Emir of the Dagestani Front
- In office 30 August 2010 – 18 April 2011
- Preceded by: Magomed Vagabov
- Succeeded by: Ibragimkhalil Daudov

Personal details
- Born: 4 September 1968 Dagestan RSFSR USSR
- Died: 18 April 2011 (aged 42) Dagestan Russia
- Nickname: Emir Hassan

Military service
- Allegiance: Caucasus Emirate
- Commands: Vilayat Dagestan
- Battles/wars: Insurgency in the North Caucasus

= Israpil Velijanov =

Russian militant leader (1968–2011)

Israpil Velijanov (4 September 1968 - April 18, 2011), also known as Emir Hassan, was the militant leader of the Vilayat Dagestan of the Caucasus Emirate, in the volatile southern Russian republic of Dagestan following the death of Magomed Vagabov.

==Biography==
He was born September 4, 1968, in the village of Sanchi Kaitag in Dagestan.
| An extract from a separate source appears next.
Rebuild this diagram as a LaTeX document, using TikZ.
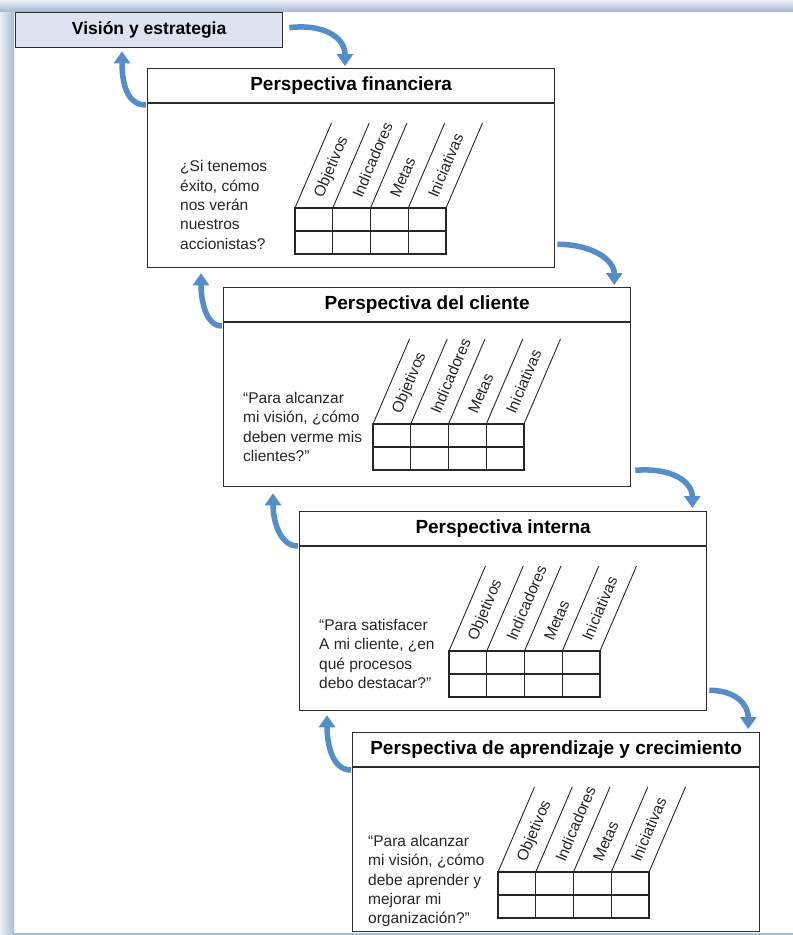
\documentclass[tikz,border=0pt]{standalone}
\usepackage{fontspec}
\setmainfont{Liberation Sans}
\usetikzlibrary{arrows.meta,calc}
\definecolor{arrblue}{RGB}{84,141,200}
\definecolor{visfill}{RGB}{221,227,240}
\definecolor{bandblue}{RGB}{168,186,214}
\definecolor{bandlight}{RGB}{236,240,246}
\definecolor{edge}{RGB}{45,45,45}
\tikzset{
  pbox/.style={draw=edge,line width=1.3pt,fill=white,minimum width=407pt,minimum height=199pt,inner sep=0pt},
  hline/.style={draw=edge,line width=1.2pt},
  ptitle/.style={font=\fontsize{19}{22}\selectfont\bfseries,text=black,inner sep=0pt},
  ptext/.style={font=\fontsize{15.5}{19.3}\selectfont,text=black!85,align=left,inner sep=0pt},
  plab/.style={font=\fontsize{15.5}{17}\selectfont,text=black!85,rotate=67,inner sep=0pt},
  gridline/.style={draw=black!85,line width=1.1pt},
  slantline/.style={draw=black!85,line width=0.9pt},
  arr/.style={draw=arrblue,line width=5.5pt,-{Triangle[width=16pt,length=12pt]}},
}
\newcommand{\persp}[9]{%
  \begin{scope}[shift={(#2,#3)}]
    \node[pbox,anchor=north west] (#1) at (0,0) {};
    \draw[hline] ([yshift=-35pt]#1.north west) -- ([yshift=-35pt]#1.north east);
    \node[ptitle] (#1t) at ([yshift=-17.5pt]#1.north) {#4};
    \node[ptext,anchor=west] (#1q) at (#6,#7) {#5};
    \draw[gridline] (#8,#9) rectangle ++(151,46);
    \draw[gridline] (#8,#9+23) -- ++(151,0);
    \foreach \k in {1,2,3} \draw[gridline] (#8+\k*37.75,#9) -- ++(0,46);
    \foreach \k in {0,...,4} \draw[slantline] (#8+\k*37.75,#9) -- ++(36.5,-85);
    \foreach \lab [count=\k from 0] in {Objetivos,Indicadores,Metas,Iniciativas}
      \node[plab,anchor=west] (#1l\k) at (#8+\k*37.75+24,#9-11) {\lab};
  \end{scope}}
\begin{document}
\begin{tikzpicture}[x=1pt,y=-1pt]
\useasboundingbox (0,0) rectangle (793,935);
\fill[white] (0,0) rectangle (793,935);
\shade[left color=bandlight,right color=bandblue] (0,0) rectangle (14,935);
\shade[top color=bandlight,bottom color=bandblue] (0,0) rectangle (793,11);
\fill[bandblue] (14,933) rectangle (793,935);

\node[draw=edge,line width=1.3pt,fill=visfill,minimum width=267pt,minimum height=35pt,inner sep=0pt,anchor=north west,
      font=\fontsize{17.5}{20}\selectfont\bfseries] (vis) at (15,12) {Visión y estrategia};

\persp{b1}{147}{68}{Perspectiva financiera}{¿Si tenemos\\éxito, cómo\\nos verán\\nuestros\\accionistas?}{33}{137}{148}{140}
\persp{b2}{223}{287}{Perspectiva del cliente}{“Para alcanzar\\mi visión, ¿cómo\\deben verme mis\\clientes?”}{20}{140}{150}{137}
\persp{b3}{299}{511}{Perspectiva interna}{“Para satisfacer\\A mi cliente, ¿en\\qué procesos\\debo destacar?”}{20}{143}{150}{140}
\persp{b4}{352}{732}{Perspectiva de aprendizaje y crecimiento}{“Para alcanzar\\mi visión, ¿cómo\\debe aprender y\\mejorar mi\\organización?”}{16}{149}{146}{140}

% down arrows
\draw[arr] ([xshift=6pt,yshift=2.5pt]vis.east) .. controls +(32,-4) and +(0,-30) .. ([xshift=198pt,yshift=2pt]b1.north west);
\draw[arr] ([xshift=2pt,yshift=24pt]b1.south east) .. controls +(35,0) and +(0,-25) .. ([xshift=-17pt,yshift=2pt]b2.north east);
\draw[arr] ([xshift=4pt,yshift=17pt]b2.south east) .. controls +(37,-3) and +(0,-26) .. ([xshift=-15pt,yshift=3pt]b3.north east);
\draw[arr] ([xshift=2pt,yshift=21pt]b3.south east) .. controls +(27,0) and +(0,-24) .. ([xshift=-12pt,yshift=3pt]b4.north east);
% up arrows
\draw[arr] ([xshift=-1pt,yshift=-37pt]b1.north west) .. controls +(-20,0) and +(0,30) .. ([xshift=107pt,yshift=-3pt]vis.south west);
\draw[arr] ([xshift=-1pt,yshift=-39pt]b2.north west) .. controls +(-17,0) and +(0,25) .. ([xshift=54pt,yshift=-5pt]b1.south west);
\draw[arr] ([xshift=-1pt,yshift=-35pt]b3.north west) .. controls +(-19,0) and +(0,26) .. ([xshift=50pt,yshift=-6pt]b2.south west);
\draw[arr] ([xshift=-1pt,yshift=-38pt]b4.north west) .. controls +(-20,0) and +(0,26) .. ([xshift=28pt,yshift=-4pt]b3.south west);
\end{tikzpicture}
\end{document}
In 1998 Velijanov attended a military training camp in Chechnya ran by the field commander Khattab. He took part in the Invasion of Dagestan and the Second Chechen War.

He became the Emir of the Vilayat Dagestan from 30 August 2010 until his death on April 18, 2011, during a security operation near the village of Tashkapur in Dagestan.